Une approche différente de celle de la doctrine de la répugnance a été utilisée dans une récente décision rendue par le South African Constitutional Court dans l'affaire Bhe c. Magistrat, Khayelitsha et autres[465], dans laquelle la Cour a rejeté l'application du droit coutumier en ce qui a trait à la primogéniture masculine (droit exclusif du premier fils sur le plan successoral) tout en respectant les normes culturelles et coutumières qui régissent ce principe. Notant que « la majorité des Africains n'a[vait] pas renoncé à leurs cultures traditionnelles[466] »
, la Cour a effectué un « exercice d'équilibre » afin de tenir compte à la fois de la culture traditionnelle et des droits de la personne.
Le respect de notre diversité et le droit des communautés de vivre et d'être régies par le droit autochtone doivent être équilibrés par le besoin de protéger les membres les plus vulnérables d'une famille. Le souci primordial doit être de le faire d'une manière qui soit juste et équitable. Plus important encore, l'intérêt des mineurs et des autres personnes à charge d'un défunt doit être primordial[467].
Grâce à cette approche équilibrée, la Cour a été capable à la fois de tenir compte des traditions africaines qui constituent le droit coutumier et de reconnaître que les membres d'une famille, spécialement les plus vulnérables, devaient bénéficier d'une protection juridique contre les pratiques discriminatoires en matière de succession.

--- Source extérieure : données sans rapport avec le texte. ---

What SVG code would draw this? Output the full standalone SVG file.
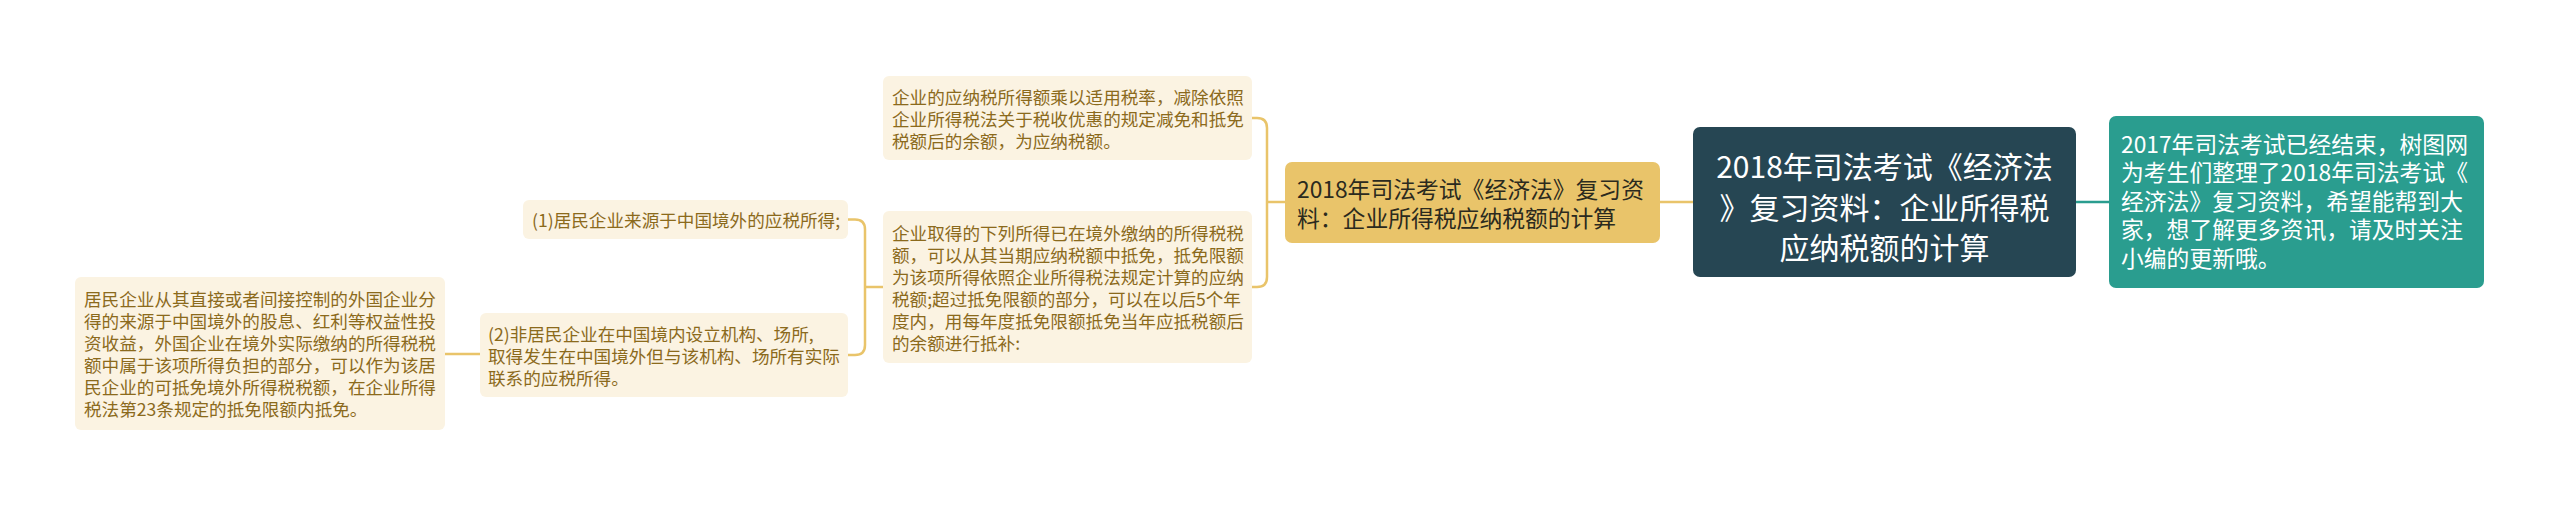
<svg xmlns="http://www.w3.org/2000/svg" width="2560" height="507" viewBox="0 0 2560 507">
<style>
text { font-family: "Noto Sans CJK SC", "Noto Sans", sans-serif; dominant-baseline: central; }
.root { fill: #264653; }
.rootT { fill: #ffffff; font-size: 30px; text-anchor: middle; }
.teal { fill: #2a9d8f; }
.tealT { fill: #ffffff; font-size: 22.8px; }
.yel { fill: #e9c46a; }
.yelT { fill: #2b2a1e; font-size: 22.8px; }
.cream { fill: #fbf3e2; }
.creamT { fill: #8b6a1c; font-size: 17.6px; }
.cy { fill: none; stroke: #e9c46a; stroke-width: 2.5; }
.ct { fill: none; stroke: #2a9d8f; stroke-width: 2.5; }
</style>
<rect width="2560" height="507" fill="#ffffff"/>
<g id="connectors">
  <path class="ct" d="M2076,202 H2109"/>
  <path class="cy" d="M1660,202 H1693"/>
  <path class="cy" d="M1285,202 H1267"/>
  <path class="cy" d="M1252,118 H1257 Q1267,118 1267,128 V277 Q1267,287 1257,287 H1252"/>
  <path class="cy" d="M883,287 H865"/>
  <path class="cy" d="M848,219.5 H855 Q865,219.5 865,229.5 V345 Q865,355 855,355 H848"/>
  <path class="cy" d="M480,354 H445"/>
</g>
<g id="root">
  <rect class="root" x="1693" y="127" width="383" height="150" rx="7"/>
  <text class="rootT" x="1884.5" y="165">2018年司法考试《经济法</text>
  <text class="rootT" x="1884.5" y="206">》复习资料：企业所得税</text>
  <text class="rootT" x="1884.5" y="246">应纳税额的计算</text>
</g>
<g id="intro">
  <rect class="teal" x="2109" y="116" width="375" height="172" rx="7"/>
  <text class="tealT" x="2121" y="143">2017年司法考试已经结束，树图网</text>
  <text class="tealT" x="2121" y="171.5">为考生们整理了2018年司法考试《</text>
  <text class="tealT" x="2121" y="200">经济法》复习资料，希望能帮到大</text>
  <text class="tealT" x="2121" y="228.5">家，想了解更多资讯，请及时关注</text>
  <text class="tealT" x="2121" y="257">小编的更新哦。</text>
</g>
<g id="branch">
  <rect class="yel" x="1285" y="162" width="375" height="81" rx="7"/>
  <text class="yelT" x="1297" y="188">2018年司法考试《经济法》复习资</text>
  <text class="yelT" x="1297" y="217">料：企业所得税应纳税额的计算</text>
</g>
<g id="nodeA">
  <rect class="cream" x="883" y="76" width="369" height="84" rx="6"/>
  <text class="creamT" x="892" y="96">企业的应纳税所得额乘以适用税率，减除依照</text>
  <text class="creamT" x="892" y="118">企业所得税法关于税收优惠的规定减免和抵免</text>
  <text class="creamT" x="892" y="140">税额后的余额，为应纳税额。</text>
</g>
<g id="nodeB">
  <rect class="cream" x="883" y="211" width="369" height="152" rx="6"/>
  <text class="creamT" x="892" y="232">企业取得的下列所得已在境外缴纳的所得税税</text>
  <text class="creamT" x="892" y="254">额，可以从其当期应纳税额中抵免，抵免限额</text>
  <text class="creamT" x="892" y="276">为该项所得依照企业所得税法规定计算的应纳</text>
  <text class="creamT" x="892" y="298">税额;超过抵免限额的部分，可以在以后5个年</text>
  <text class="creamT" x="892" y="320">度内，用每年度抵免限额抵免当年应抵税额后</text>
  <text class="creamT" x="892" y="342">的余额进行抵补:</text>
</g>
<g id="node1">
  <rect class="cream" x="523" y="200" width="325" height="39" rx="6"/>
  <text class="creamT" x="532" y="219.5">(1)居民企业来源于中国境外的应税所得;</text>
</g>
<g id="node2">
  <rect class="cream" x="480" y="313" width="368" height="84" rx="6"/>
  <text class="creamT" x="488" y="333">(2)非居民企业在中国境内设立机构、场所,</text>
  <text class="creamT" x="488" y="355">取得发生在中国境外但与该机构、场所有实际</text>
  <text class="creamT" x="488" y="377">联系的应税所得。</text>
</g>
<g id="leaf">
  <rect class="cream" x="75" y="277" width="370" height="153" rx="6"/>
  <text class="creamT" x="84" y="298">居民企业从其直接或者间接控制的外国企业分</text>
  <text class="creamT" x="84" y="320">得的来源于中国境外的股息、红利等权益性投</text>
  <text class="creamT" x="84" y="342">资收益，外国企业在境外实际缴纳的所得税税</text>
  <text class="creamT" x="84" y="364">额中属于该项所得负担的部分，可以作为该居</text>
  <text class="creamT" x="84" y="386">民企业的可抵免境外所得税税额，在企业所得</text>
  <text class="creamT" x="84" y="408">税法第23条规定的抵免限额内抵免。</text>
</g>
</svg>
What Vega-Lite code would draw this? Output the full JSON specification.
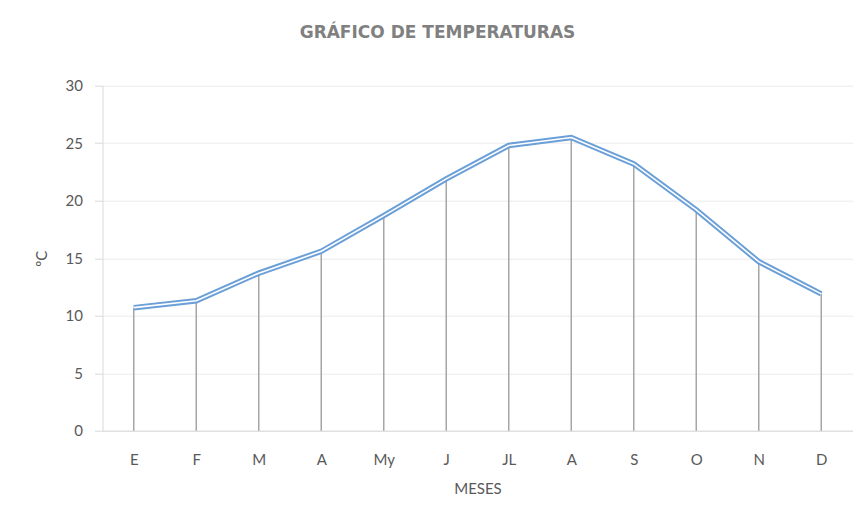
{
  "$schema": "https://vega.github.io/schema/vega-lite/v6.json",
  "autosize": "none",
  "width": 750,
  "height": 345,
  "padding": {"left": 102.5, "top": 85.7, "right": 4.5, "bottom": 82.3},
  "background": "white",
  "title": {
    "text": "GRÁFICO DE TEMPERATURAS",
    "font": "DejaVu Sans",
    "fontSize": 17,
    "fontWeight": "bold",
    "color": "#808080",
    "anchor": "middle",
    "dx": -40,
    "offset": 37
  },
  "data": {
    "values": [
      {"mes": "E", "t": 10.7},
      {"mes": "F", "t": 11.3},
      {"mes": "M", "t": 13.7},
      {"mes": "A", "t": 15.6},
      {"mes": "My", "t": 18.7},
      {"mes": "J", "t": 21.9},
      {"mes": "JL", "t": 24.8},
      {"mes": "A ", "t": 25.5},
      {"mes": "S", "t": 23.2},
      {"mes": "O", "t": 19.2},
      {"mes": "N", "t": 14.7},
      {"mes": "D", "t": 11.9}
    ]
  },
  "encoding": {
    "x": {
      "field": "mes",
      "type": "nominal",
      "sort": null,
      "scale": {"type": "point", "padding": 0.5},
      "axis": {
        "title": "MESES",
        "labelAngle": 0,
        "labelExpr": "trim(datum.value)",
        "ticks": false,
        "grid": false,
        "domainColor": "#d9d9d9",
        "domainWidth": 1,
        "labelPadding": 22,
        "titlePadding": 14
      }
    },
    "y": {
      "field": "t",
      "type": "quantitative",
      "scale": {"domain": [0, 30]},
      "axis": {
        "title": "ºC",
        "values": [0, 5, 10, 15, 20, 25, 30],
        "gridColor": "#ebebeb",
        "domainColor": "#d9d9d9",
        "tickColor": "#d9d9d9",
        "tickSize": 8,
        "labelPadding": 12,
        "titlePadding": 16
      }
    }
  },
  "layer": [
    {
      "mark": {"type": "rule", "color": "#a6a6a6", "strokeWidth": 1.5},
      "encoding": {"y2": {"datum": 0}}
    },
    {
      "mark": {"type": "line", "color": "#6a9fd8", "strokeWidth": 5.5, "strokeJoin": "miter"}
    },
    {
      "mark": {"type": "line", "color": "#ffffff", "strokeWidth": 1.6, "strokeJoin": "miter"}
    }
  ],
  "config": {
    "view": {"stroke": null},
    "font": "Lato",
    "axis": {
      "labelFont": "Lato",
      "labelFontSize": 15,
      "labelColor": "#595959",
      "titleFont": "Lato",
      "titleFontSize": 15,
      "titleFontWeight": "normal",
      "titleColor": "#595959"
    }
  }
}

Ce type de raisonnement peut être appliqué de la même façon à la polygynie. La législation ou la jurisprudence en vertu desquelles la pratique est interdite doivent être sensibles aux traditions culturelles et religieuses qui l'autorisent, du moins selon certaines interprétations, tout en reconnaissant qu'elle asservit les femmes et contrevient à leur droit d'être protégées contre toute forme de discrimination. De plus, il est essentiel que les tribunaux et les corps législatifs soient attentifs au fait qu'il se peut que les principes d'impartialité et d'égalité de ces mêmes traditions culturelles et religieuses soient étouffés par les interprétations patriarcales.